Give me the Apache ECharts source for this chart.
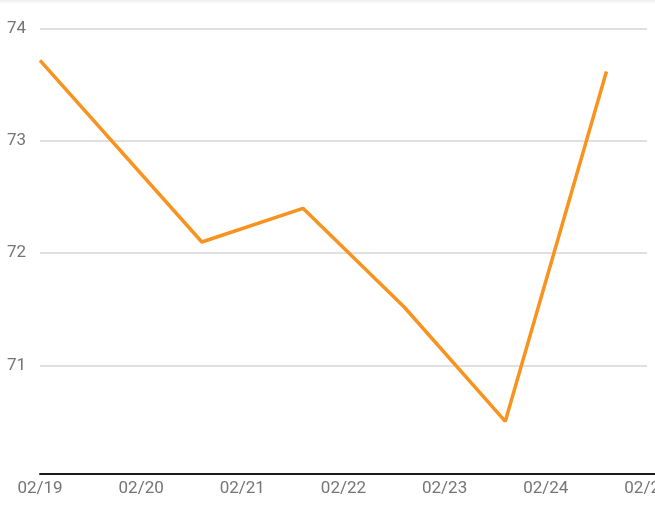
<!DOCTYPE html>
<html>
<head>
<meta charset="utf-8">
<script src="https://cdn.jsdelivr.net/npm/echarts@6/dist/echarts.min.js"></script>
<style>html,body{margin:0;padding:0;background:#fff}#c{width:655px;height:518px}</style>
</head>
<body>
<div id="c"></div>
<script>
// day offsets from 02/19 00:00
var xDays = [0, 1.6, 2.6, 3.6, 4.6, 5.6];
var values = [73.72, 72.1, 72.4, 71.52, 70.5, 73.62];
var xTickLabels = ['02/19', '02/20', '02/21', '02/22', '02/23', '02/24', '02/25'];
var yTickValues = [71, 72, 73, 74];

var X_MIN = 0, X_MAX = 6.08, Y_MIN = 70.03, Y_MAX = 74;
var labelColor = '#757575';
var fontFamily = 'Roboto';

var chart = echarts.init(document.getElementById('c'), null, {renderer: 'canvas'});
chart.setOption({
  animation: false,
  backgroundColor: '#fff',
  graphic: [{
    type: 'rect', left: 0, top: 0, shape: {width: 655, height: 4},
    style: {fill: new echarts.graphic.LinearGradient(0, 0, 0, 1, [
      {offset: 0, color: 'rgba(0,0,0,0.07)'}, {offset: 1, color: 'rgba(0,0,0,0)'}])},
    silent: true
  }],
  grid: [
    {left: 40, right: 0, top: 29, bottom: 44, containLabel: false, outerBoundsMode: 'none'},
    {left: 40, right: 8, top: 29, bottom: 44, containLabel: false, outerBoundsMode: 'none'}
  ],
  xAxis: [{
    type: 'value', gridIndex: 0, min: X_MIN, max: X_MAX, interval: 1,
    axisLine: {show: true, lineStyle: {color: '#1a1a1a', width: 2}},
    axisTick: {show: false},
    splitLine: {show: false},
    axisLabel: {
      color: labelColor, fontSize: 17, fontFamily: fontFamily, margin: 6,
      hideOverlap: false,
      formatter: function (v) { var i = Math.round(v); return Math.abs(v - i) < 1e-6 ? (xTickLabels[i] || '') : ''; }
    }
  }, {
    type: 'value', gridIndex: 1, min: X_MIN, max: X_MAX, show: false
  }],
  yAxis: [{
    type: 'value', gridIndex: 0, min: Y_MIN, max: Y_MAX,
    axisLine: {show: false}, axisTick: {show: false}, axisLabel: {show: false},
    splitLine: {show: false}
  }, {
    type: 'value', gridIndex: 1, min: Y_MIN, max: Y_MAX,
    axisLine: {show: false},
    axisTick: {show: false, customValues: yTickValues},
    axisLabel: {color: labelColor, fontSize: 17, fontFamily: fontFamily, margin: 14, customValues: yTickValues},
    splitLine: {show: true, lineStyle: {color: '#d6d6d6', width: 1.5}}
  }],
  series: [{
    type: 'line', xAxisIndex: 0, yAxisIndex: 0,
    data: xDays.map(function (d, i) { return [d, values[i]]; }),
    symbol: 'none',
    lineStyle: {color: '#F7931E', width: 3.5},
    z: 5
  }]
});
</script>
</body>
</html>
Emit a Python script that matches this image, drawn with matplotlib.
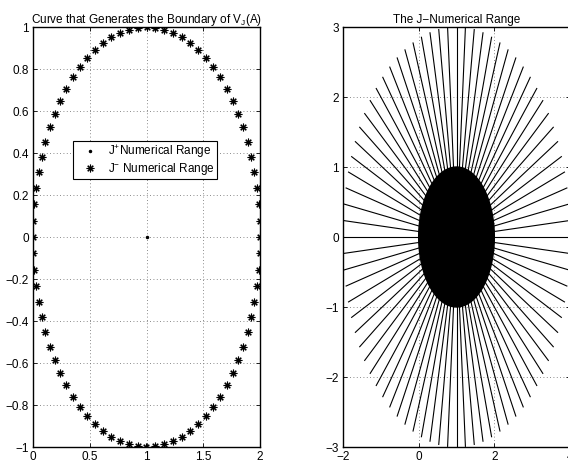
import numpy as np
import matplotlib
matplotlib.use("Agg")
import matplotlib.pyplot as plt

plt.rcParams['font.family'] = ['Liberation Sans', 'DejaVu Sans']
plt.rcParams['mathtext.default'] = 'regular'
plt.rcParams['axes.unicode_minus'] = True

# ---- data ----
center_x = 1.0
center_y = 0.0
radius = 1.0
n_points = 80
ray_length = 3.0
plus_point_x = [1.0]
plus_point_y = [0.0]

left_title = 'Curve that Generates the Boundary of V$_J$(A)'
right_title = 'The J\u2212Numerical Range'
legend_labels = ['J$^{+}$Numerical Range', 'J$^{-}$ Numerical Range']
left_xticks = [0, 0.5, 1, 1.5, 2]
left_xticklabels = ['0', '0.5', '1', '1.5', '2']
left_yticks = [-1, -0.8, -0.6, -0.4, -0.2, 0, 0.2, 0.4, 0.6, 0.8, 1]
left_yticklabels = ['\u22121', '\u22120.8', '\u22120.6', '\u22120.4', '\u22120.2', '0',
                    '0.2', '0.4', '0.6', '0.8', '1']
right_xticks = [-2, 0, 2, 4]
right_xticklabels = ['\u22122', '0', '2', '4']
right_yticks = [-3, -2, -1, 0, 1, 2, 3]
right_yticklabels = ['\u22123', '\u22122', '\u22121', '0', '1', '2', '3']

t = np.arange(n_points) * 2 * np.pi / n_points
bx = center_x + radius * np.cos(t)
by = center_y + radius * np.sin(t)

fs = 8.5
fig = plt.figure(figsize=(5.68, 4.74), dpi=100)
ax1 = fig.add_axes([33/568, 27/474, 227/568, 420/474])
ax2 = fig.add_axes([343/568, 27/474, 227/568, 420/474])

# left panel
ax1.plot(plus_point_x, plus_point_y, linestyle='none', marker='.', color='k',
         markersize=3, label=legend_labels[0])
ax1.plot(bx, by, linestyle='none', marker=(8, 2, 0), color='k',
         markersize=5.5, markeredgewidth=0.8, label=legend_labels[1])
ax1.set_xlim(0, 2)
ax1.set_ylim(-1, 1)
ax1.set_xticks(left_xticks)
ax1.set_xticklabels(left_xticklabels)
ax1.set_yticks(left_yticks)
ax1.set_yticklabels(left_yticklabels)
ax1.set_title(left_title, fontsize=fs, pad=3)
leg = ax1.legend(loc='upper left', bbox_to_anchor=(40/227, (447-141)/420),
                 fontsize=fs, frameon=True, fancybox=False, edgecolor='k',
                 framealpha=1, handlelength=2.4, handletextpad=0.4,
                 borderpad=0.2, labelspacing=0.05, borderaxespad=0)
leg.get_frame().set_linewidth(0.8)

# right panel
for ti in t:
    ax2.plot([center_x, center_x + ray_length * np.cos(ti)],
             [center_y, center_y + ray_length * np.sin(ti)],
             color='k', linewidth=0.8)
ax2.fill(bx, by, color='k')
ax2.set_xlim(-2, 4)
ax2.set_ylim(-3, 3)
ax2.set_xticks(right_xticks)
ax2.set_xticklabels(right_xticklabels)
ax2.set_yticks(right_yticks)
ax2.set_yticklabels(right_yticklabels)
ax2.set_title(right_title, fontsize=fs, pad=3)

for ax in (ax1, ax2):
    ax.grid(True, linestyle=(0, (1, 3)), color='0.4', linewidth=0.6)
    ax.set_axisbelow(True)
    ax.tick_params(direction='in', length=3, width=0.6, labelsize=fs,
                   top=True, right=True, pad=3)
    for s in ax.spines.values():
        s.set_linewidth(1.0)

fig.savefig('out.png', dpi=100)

= Stated problem =
Repeat the data exactly, excluding the pictures.

= Written answer =
Give me the Apache ECharts source for this chart.
<!DOCTYPE html>
<html>
<head>
<meta charset="utf-8">
<script src="https://cdn.jsdelivr.net/npm/echarts@6/dist/echarts.min.js"></script>
<style>html,body{margin:0;padding:0;background:#fff}#c{width:655px;height:518px}</style>
</head>
<body>
<div id="c"></div>
<script>
// day offsets from 02/19 00:00
var xDays = [0, 1.6, 2.6, 3.6, 4.6, 5.6];
var values = [73.72, 72.1, 72.4, 71.52, 70.5, 73.62];
var xTickLabels = ['02/19', '02/20', '02/21', '02/22', '02/23', '02/24', '02/25'];
var yTickValues = [71, 72, 73, 74];

var X_MIN = 0, X_MAX = 6.08, Y_MIN = 70.03, Y_MAX = 74;
var labelColor = '#757575';
var fontFamily = 'Roboto';

var chart = echarts.init(document.getElementById('c'), null, {renderer: 'canvas'});
chart.setOption({
  animation: false,
  backgroundColor: '#fff',
  graphic: [{
    type: 'rect', left: 0, top: 0, shape: {width: 655, height: 4},
    style: {fill: new echarts.graphic.LinearGradient(0, 0, 0, 1, [
      {offset: 0, color: 'rgba(0,0,0,0.07)'}, {offset: 1, color: 'rgba(0,0,0,0)'}])},
    silent: true
  }],
  grid: [
    {left: 40, right: 0, top: 29, bottom: 44, containLabel: false, outerBoundsMode: 'none'},
    {left: 40, right: 8, top: 29, bottom: 44, containLabel: false, outerBoundsMode: 'none'}
  ],
  xAxis: [{
    type: 'value', gridIndex: 0, min: X_MIN, max: X_MAX, interval: 1,
    axisLine: {show: true, lineStyle: {color: '#1a1a1a', width: 2}},
    axisTick: {show: false},
    splitLine: {show: false},
    axisLabel: {
      color: labelColor, fontSize: 17, fontFamily: fontFamily, margin: 6,
      hideOverlap: false,
      formatter: function (v) { var i = Math.round(v); return Math.abs(v - i) < 1e-6 ? (xTickLabels[i] || '') : ''; }
    }
  }, {
    type: 'value', gridIndex: 1, min: X_MIN, max: X_MAX, show: false
  }],
  yAxis: [{
    type: 'value', gridIndex: 0, min: Y_MIN, max: Y_MAX,
    axisLine: {show: false}, axisTick: {show: false}, axisLabel: {show: false},
    splitLine: {show: false}
  }, {
    type: 'value', gridIndex: 1, min: Y_MIN, max: Y_MAX,
    axisLine: {show: false},
    axisTick: {show: false, customValues: yTickValues},
    axisLabel: {color: labelColor, fontSize: 17, fontFamily: fontFamily, margin: 14, customValues: yTickValues},
    splitLine: {show: true, lineStyle: {color: '#d6d6d6', width: 1.5}}
  }],
  series: [{
    type: 'line', xAxisIndex: 0, yAxisIndex: 0,
    data: xDays.map(function (d, i) { return [d, values[i]]; }),
    symbol: 'none',
    lineStyle: {color: '#F7931E', width: 3.5},
    z: 5
  }]
});
</script>
</body>
</html>
Emit a Python script that matches this image, drawn with matplotlib.
import numpy as np
import matplotlib
matplotlib.use("Agg")
import matplotlib.pyplot as plt

plt.rcParams['font.family'] = ['Liberation Sans', 'DejaVu Sans']
plt.rcParams['mathtext.default'] = 'regular'
plt.rcParams['axes.unicode_minus'] = True

# ---- data ----
center_x = 1.0
center_y = 0.0
radius = 1.0
n_points = 80
ray_length = 3.0
plus_point_x = [1.0]
plus_point_y = [0.0]

left_title = 'Curve that Generates the Boundary of V$_J$(A)'
right_title = 'The J\u2212Numerical Range'
legend_labels = ['J$^{+}$Numerical Range', 'J$^{-}$ Numerical Range']
left_xticks = [0, 0.5, 1, 1.5, 2]
left_xticklabels = ['0', '0.5', '1', '1.5', '2']
left_yticks = [-1, -0.8, -0.6, -0.4, -0.2, 0, 0.2, 0.4, 0.6, 0.8, 1]
left_yticklabels = ['\u22121', '\u22120.8', '\u22120.6', '\u22120.4', '\u22120.2', '0',
                    '0.2', '0.4', '0.6', '0.8', '1']
right_xticks = [-2, 0, 2, 4]
right_xticklabels = ['\u22122', '0', '2', '4']
right_yticks = [-3, -2, -1, 0, 1, 2, 3]
right_yticklabels = ['\u22123', '\u22122', '\u22121', '0', '1', '2', '3']

t = np.arange(n_points) * 2 * np.pi / n_points
bx = center_x + radius * np.cos(t)
by = center_y + radius * np.sin(t)

fs = 8.5
fig = plt.figure(figsize=(5.68, 4.74), dpi=100)
ax1 = fig.add_axes([33/568, 27/474, 227/568, 420/474])
ax2 = fig.add_axes([343/568, 27/474, 227/568, 420/474])

# left panel
ax1.plot(plus_point_x, plus_point_y, linestyle='none', marker='.', color='k',
         markersize=3, label=legend_labels[0])
ax1.plot(bx, by, linestyle='none', marker=(8, 2, 0), color='k',
         markersize=5.5, markeredgewidth=0.8, label=legend_labels[1])
ax1.set_xlim(0, 2)
ax1.set_ylim(-1, 1)
ax1.set_xticks(left_xticks)
ax1.set_xticklabels(left_xticklabels)
ax1.set_yticks(left_yticks)
ax1.set_yticklabels(left_yticklabels)
ax1.set_title(left_title, fontsize=fs, pad=3)
leg = ax1.legend(loc='upper left', bbox_to_anchor=(40/227, (447-141)/420),
                 fontsize=fs, frameon=True, fancybox=False, edgecolor='k',
                 framealpha=1, handlelength=2.4, handletextpad=0.4,
                 borderpad=0.2, labelspacing=0.05, borderaxespad=0)
leg.get_frame().set_linewidth(0.8)

# right panel
for ti in t:
    ax2.plot([center_x, center_x + ray_length * np.cos(ti)],
             [center_y, center_y + ray_length * np.sin(ti)],
             color='k', linewidth=0.8)
ax2.fill(bx, by, color='k')
ax2.set_xlim(-2, 4)
ax2.set_ylim(-3, 3)
ax2.set_xticks(right_xticks)
ax2.set_xticklabels(right_xticklabels)
ax2.set_yticks(right_yticks)
ax2.set_yticklabels(right_yticklabels)
ax2.set_title(right_title, fontsize=fs, pad=3)

for ax in (ax1, ax2):
    ax.grid(True, linestyle=(0, (1, 3)), color='0.4', linewidth=0.6)
    ax.set_axisbelow(True)
    ax.tick_params(direction='in', length=3, width=0.6, labelsize=fs,
                   top=True, right=True, pad=3)
    for s in ax.spines.values():
        s.set_linewidth(1.0)

fig.savefig('out.png', dpi=100)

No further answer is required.